Well done! I always enjoy taking these "crazy" hikes with you. Vicariously of course. I've got to say that I can't even imagine doing 90,000 steps in a single hike, that's truly amazing. I recall when you inspired me to break the 50,000 step barrier. I was proud of the accomplishment but figured it was a once in a lifetime endeavor. No way I'll ever even come close to 90,000. So, what's next for you--breaking the 100,000 step barrier?

Loved the photos and commentary as well. Damn, I do miss hiking in Korea!

Charles said...

Re: Yanggeun--when in doubt, assume it's a place name. And that is indeed the case here. As for what it actually means, that would be "willow root" (楊根), but as it's a place name that's not really important. So the whole should be rendered Yanggeun Catholic Holy Site.

And those statues are indeed depictions of martyrs, Koreans who were killed for their faith during one of the four waves of persecution that took place from the late 18th century to the late 19th century (official persecution of Catholicism ended in 1880--four years before the first Protestant missionaries arrived). It is not uncommon to see the influence of Western iconography in images of these martyrs--thus the Mary-like statue.

Kevin Kim said...

Charles,

What if we went the British route and rendered "Yanggeun" as the tweedy-sounding "Willowroot"?

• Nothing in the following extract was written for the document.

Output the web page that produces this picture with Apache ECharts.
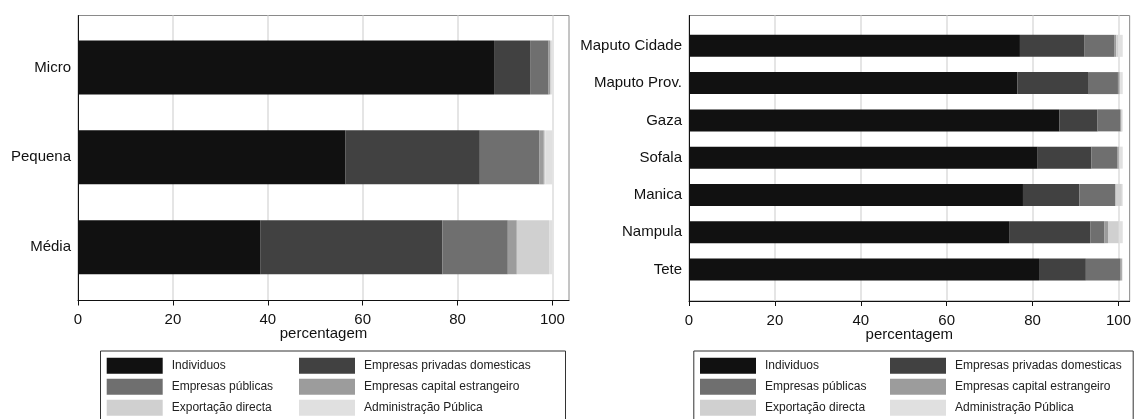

Willowroot Catholic Holy Site.

Anyway, thanks for the translation help. I would've paddled around in eternal circles without it.

Charles said...

That does indeed have a more poetic ring to it. I like it.

Kevin Kim said...

John,

No plans to top the 100K-step mark. Boy, that would destroy my feet. I wonder where I'd end up if I did do 100K steps, though... probably a few miles past Yangpyeong and moving toward Yeoju. Assuming I started the walk at my apartment.